Extract, in full, the lines below, beginning at the first and ending with the line that contains "const yTicks = [0, 2, 4, 6, 8, 10, 12, 14];". Pictures do not belong in the copy.

> _Data provided_
--
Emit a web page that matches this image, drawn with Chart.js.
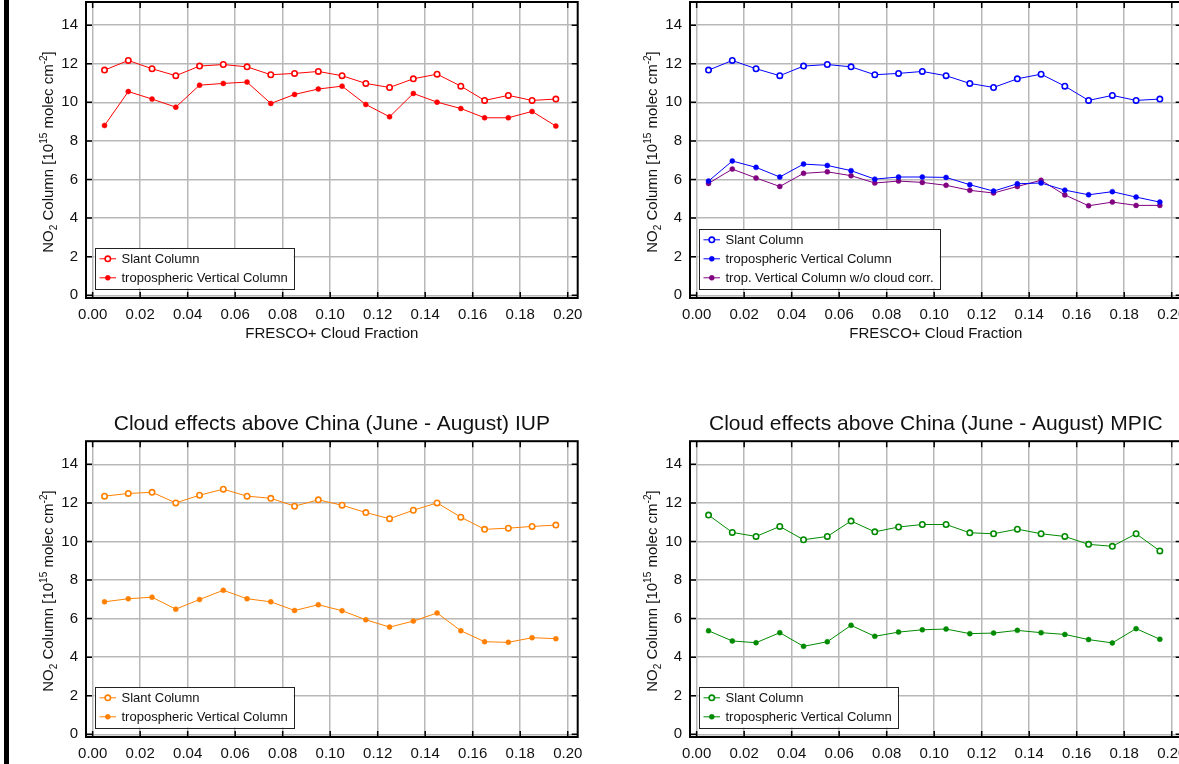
<!DOCTYPE html>
<html>
<head>
<meta charset="utf-8">
<title>Cloud effects above China</title>
<script src="https://cdn.jsdelivr.net/npm/chart.js@4.4.1/dist/chart.umd.min.js"></script>
<style>
    html, body { margin: 0; padding: 0; background: #fff; width: 1179px; height: 764px; overflow: hidden; }
    canvas { position: absolute; }
    #strip { position: absolute; left: 4px; top: 0; width: 5px; height: 764px; background: #000; }
</style>
</head>
<body>
<div id="strip"></div>
<canvas id="panelTL" width="590" height="345" style="left:0px;top:0px"></canvas>
<canvas id="panelTR" width="590" height="345" style="left:604px;top:0px"></canvas>
<canvas id="panelBL" width="590" height="384" style="left:0px;top:400px"></canvas>
<canvas id="panelBR" width="590" height="384" style="left:604px;top:400px"></canvas>
<script>
// bin centres of the FRESCO+ cloud fraction
const cloudFraction = [0.005, 0.015, 0.025, 0.035, 0.045, 0.055, 0.065, 0.075, 0.085, 0.095,
                       0.105, 0.115, 0.125, 0.135, 0.145, 0.155, 0.165, 0.175, 0.185, 0.195];
const xTicks = [0, 0.02, 0.04, 0.06, 0.08, 0.10, 0.12, 0.14, 0.16, 0.18, 0.20];
const yTicks = [0, 2, 4, 6, 8, 10, 12, 14];

// top panels (same slant column in both)
const slantColumn = [11.67, 12.17, 11.74, 11.38, 11.88, 11.96, 11.84, 11.43, 11.50, 11.60,
                     11.38, 10.98, 10.77, 11.22, 11.46, 10.84, 10.10, 10.36, 10.10, 10.17];
const tropColumnTL = [8.80, 10.56, 10.17, 9.75, 10.89, 10.98, 11.05, 9.94, 10.41, 10.69,
                      10.84, 9.89, 9.25, 10.46, 10.01, 9.68, 9.20, 9.20, 9.53, 8.77];
const tropColumnTR = [5.92, 6.96, 6.63, 6.13, 6.80, 6.73, 6.46, 6.02, 6.13, 6.13,
                      6.11, 5.73, 5.40, 5.78, 5.82, 5.45, 5.21, 5.37, 5.09, 4.83];
const tropNoCloudCorr = [5.80, 6.54, 6.08, 5.64, 6.32, 6.40, 6.20, 5.82, 5.92, 5.85,
                         5.70, 5.44, 5.30, 5.64, 5.96, 5.20, 4.64, 4.83, 4.66, 4.66];

// IUP
const iupSlant = [12.35, 12.49, 12.55, 12.00, 12.40, 12.71, 12.35, 12.24, 11.83, 12.16,
                  11.88, 11.50, 11.18, 11.62, 12.00, 11.26, 10.63, 10.69, 10.78, 10.85];
const iupTrop = [6.87, 7.03, 7.11, 6.49, 6.99, 7.47, 7.03, 6.87, 6.42, 6.72,
                 6.41, 5.94, 5.56, 5.87, 6.29, 5.37, 4.80, 4.77, 5.01, 4.96];

// MPIC
const mpicSlant = [11.37, 10.47, 10.26, 10.78, 10.09, 10.26, 11.06, 10.50, 10.75, 10.88,
                   10.88, 10.45, 10.40, 10.64, 10.40, 10.26, 9.85, 9.75, 10.40, 9.51];
const mpicTrop = [5.37, 4.84, 4.75, 5.27, 4.56, 4.80, 5.65, 5.08, 5.30, 5.42,
                  5.46, 5.22, 5.25, 5.39, 5.27, 5.18, 4.91, 4.74, 5.48, 4.93];

const FONT = '"Liberation Sans", Arial, Helvetica, sans-serif';
const TEXT = '#111';

function openSeries(label, values, color) {
    return {
        label: label,
        data: values.map((v, i) => ({x: cloudFraction[i], y: v})),
        borderColor: color,
        borderWidth: 1,
        pointRadius: 2.7,
        pointBorderWidth: 1.6,
        pointBackgroundColor: '#fff',
        pointBorderColor: color,
        showLine: true,
        fill: false
    };
}

function filledSeries(label, values, color) {
    return {
        label: label,
        data: values.map((v, i) => ({x: cloudFraction[i], y: v})),
        borderColor: color,
        borderWidth: 1,
        pointRadius: 2.5,
        pointBorderWidth: 0.5,
        pointBackgroundColor: color,
        pointBorderColor: color,
        showLine: true,
        fill: false
    };
}

// frame with inward ticks on all four sides, legend box, y title with sub/superscripts
const decorPlugin = {
    id: 'decor',
    afterDraw(chart) {
        const {ctx, chartArea: a, scales} = chart;
        ctx.save();
        ctx.strokeStyle = '#000';
        ctx.lineWidth = 1.5;
        xTicks.forEach(v => {
            const px = scales.x.getPixelForValue(v);
            ctx.beginPath();
            ctx.moveTo(px, a.top); ctx.lineTo(px, a.top + 6);
            ctx.moveTo(px, a.bottom); ctx.lineTo(px, a.bottom - 6);
            ctx.stroke();
        });
        yTicks.forEach(v => {
            const py = scales.y.getPixelForValue(v);
            ctx.beginPath();
            ctx.moveTo(a.left, py); ctx.lineTo(a.left + 6, py);
            ctx.moveTo(a.right, py); ctx.lineTo(a.right - 6, py);
            ctx.stroke();
        });
        ctx.lineWidth = 2;
        ctx.strokeRect(a.left, a.top, a.right - a.left, a.bottom - a.top);

        // legend
        const sets = chart.data.datasets;
        ctx.font = '13px ' + FONT;
        let maxW = 0;
        sets.forEach(d => { maxW = Math.max(maxW, ctx.measureText(d.label).width); });
        const rowH = 19;
        const boxW = 27 + maxW + 6;
        const boxH = sets.length * rowH + 2.5;
        const bx = a.left + 8.5;
        const by = a.bottom - 9.5 - boxH;
        ctx.fillStyle = '#fff';
        ctx.fillRect(bx, by, boxW, boxH);
        ctx.strokeStyle = '#222';
        ctx.lineWidth = 1;
        ctx.strokeRect(Math.round(bx) + 0.5, Math.round(by) + 0.5, Math.round(boxW), Math.round(boxH));
        sets.forEach((d, i) => {
            const cy = by + 10.8 + i * rowH;
            ctx.strokeStyle = d.borderColor;
            ctx.lineWidth = d.borderWidth;
            ctx.beginPath();
            ctx.moveTo(bx + 5, cy); ctx.lineTo(bx + 21.5, cy);
            ctx.stroke();
            ctx.beginPath();
            ctx.arc(bx + 13.3, cy, d.pointRadius, 0, Math.PI * 2);
            ctx.fillStyle = d.pointBackgroundColor;
            ctx.fill();
            ctx.lineWidth = d.pointBorderWidth;
            ctx.stroke();
            ctx.fillStyle = TEXT;
            ctx.textBaseline = 'middle';
            ctx.textAlign = 'left';
            ctx.fillText(d.label, bx + 27, cy + 0.5);
        });

        // y axis title: NO2 Column [10^15 molec cm^-2]
        const parts = [
            {t: 'NO', s: 15, dy: 0},
            {t: '2', s: 10, dy: 4},
            {t: ' Column [10', s: 15, dy: 0},
            {t: '15', s: 10, dy: -6},
            {t: ' molec cm', s: 15, dy: 0},
            {t: '-2', s: 10, dy: -6},
            {t: ']', s: 15, dy: 0}
        ];
        let total = 0;
        parts.forEach(p => { ctx.font = p.s + 'px ' + FONT; p.w = ctx.measureText(p.t).width; total += p.w; });
        ctx.translate(47.5, (a.top + a.bottom) / 2 + 2);
        ctx.rotate(-Math.PI / 2);
        ctx.fillStyle = TEXT;
        ctx.textBaseline = 'alphabetic';
        let x = -total / 2;
        parts.forEach(p => {
            ctx.font = p.s + 'px ' + FONT;
            ctx.fillText(p.t, x, 5.5 + p.dy);
            x += p.w;
        });
        ctx.restore();
    }
};

function makePanel(id, datasets, title) {
    const hasTitle = !!title;
    return new Chart(document.getElementById(id), {
        type: 'scatter',
        data: {datasets: datasets},
        plugins: [decorPlugin],
        options: {
            responsive: false,
            animation: false,
            devicePixelRatio: 1,
            layout: {autoPadding: false, padding: {left: 0, right: 12.3, top: hasTitle ? 0 : 2, bottom: 0}},
            plugins: {
                legend: {display: false},
                tooltip: {enabled: false},
                title: {
                    display: hasTitle,
                    text: title || '',
                    fullSize: false,
                    color: TEXT,
                    font: {family: FONT, size: 21, weight: 'normal'},
                    padding: {top: 12, bottom: 4}
                }
            },
            scales: {
                x: {
                    type: 'linear',
                    min: -0.0028,
                    max: 0.2042,
                    afterBuildTicks: s => { s.ticks = xTicks.map(v => ({value: v})); },
                    afterFit: s => { s.height = 47; s.paddingLeft = 0; s.paddingRight = 0; },
                    grid: {color: '#b8b8b8', lineWidth: 1.5, drawTicks: false},
                    border: {display: false},
                    ticks: {
                        color: TEXT, padding: 8, maxRotation: 0,
                        font: {family: FONT, size: 15},
                        callback: v => Number(v).toFixed(2)
                    },
                    title: {
                        display: true,
                        text: 'FRESCO+ Cloud Fraction',
                        color: TEXT,
                        font: {family: FONT, size: 15},
                        padding: {top: 0, bottom: 2}
                    }
                },
                y: {
                    type: 'linear',
                    min: -0.14,
                    max: 15.2,
                    afterBuildTicks: s => { s.ticks = yTicks.map(v => ({value: v})); },
                    afterFit: s => { s.width = 86; s.paddingTop = 0; s.paddingBottom = 0; },
                    grid: {color: '#b8b8b8', lineWidth: 1.5, drawTicks: false},
                    border: {display: false},
                    ticks: {
                        color: TEXT, padding: 8,
                        font: {family: FONT, size: 15},
                        callback: v => String(v)
                    }
                }
            }
        }
    });
}

makePanel('panelTL', [
    openSeries('Slant Column', slantColumn, '#ff0000'),
    filledSeries('tropospheric Vertical Column', tropColumnTL, '#ff0000')
]);

makePanel('panelTR', [
    openSeries('Slant Column', slantColumn, '#0000ff'),
    filledSeries('tropospheric Vertical Column', tropColumnTR, '#0000ff'),
    filledSeries('trop. Vertical Column w/o cloud corr.', tropNoCloudCorr, '#800080')
]);

makePanel('panelBL', [
    openSeries('Slant Column', iupSlant, '#ff8000'),
    filledSeries('tropospheric Vertical Column', iupTrop, '#ff8000')
], 'Cloud effects above China (June - August) IUP');

makePanel('panelBR', [
    openSeries('Slant Column', mpicSlant, '#008a00'),
    filledSeries('tropospheric Vertical Column', mpicTrop, '#008a00')
], 'Cloud effects above China (June - August) MPIC');
</script>
</body>
</html>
--
> _Problem solution_
Emit a web page that matches this image, drawn with Chart.js.
<!DOCTYPE html>
<html>
<head>
<meta charset="utf-8">
<title>Cloud effects above China</title>
<script src="https://cdn.jsdelivr.net/npm/chart.js@4.4.1/dist/chart.umd.min.js"></script>
<style>
    html, body { margin: 0; padding: 0; background: #fff; width: 1179px; height: 764px; overflow: hidden; }
    canvas { position: absolute; }
    #strip { position: absolute; left: 4px; top: 0; width: 5px; height: 764px; background: #000; }
</style>
</head>
<body>
<div id="strip"></div>
<canvas id="panelTL" width="590" height="345" style="left:0px;top:0px"></canvas>
<canvas id="panelTR" width="590" height="345" style="left:604px;top:0px"></canvas>
<canvas id="panelBL" width="590" height="384" style="left:0px;top:400px"></canvas>
<canvas id="panelBR" width="590" height="384" style="left:604px;top:400px"></canvas>
<script>
// bin centres of the FRESCO+ cloud fraction
const cloudFraction = [0.005, 0.015, 0.025, 0.035, 0.045, 0.055, 0.065, 0.075, 0.085, 0.095,
                       0.105, 0.115, 0.125, 0.135, 0.145, 0.155, 0.165, 0.175, 0.185, 0.195];
const xTicks = [0, 0.02, 0.04, 0.06, 0.08, 0.10, 0.12, 0.14, 0.16, 0.18, 0.20];
const yTicks = [0, 2, 4, 6, 8, 10, 12, 14];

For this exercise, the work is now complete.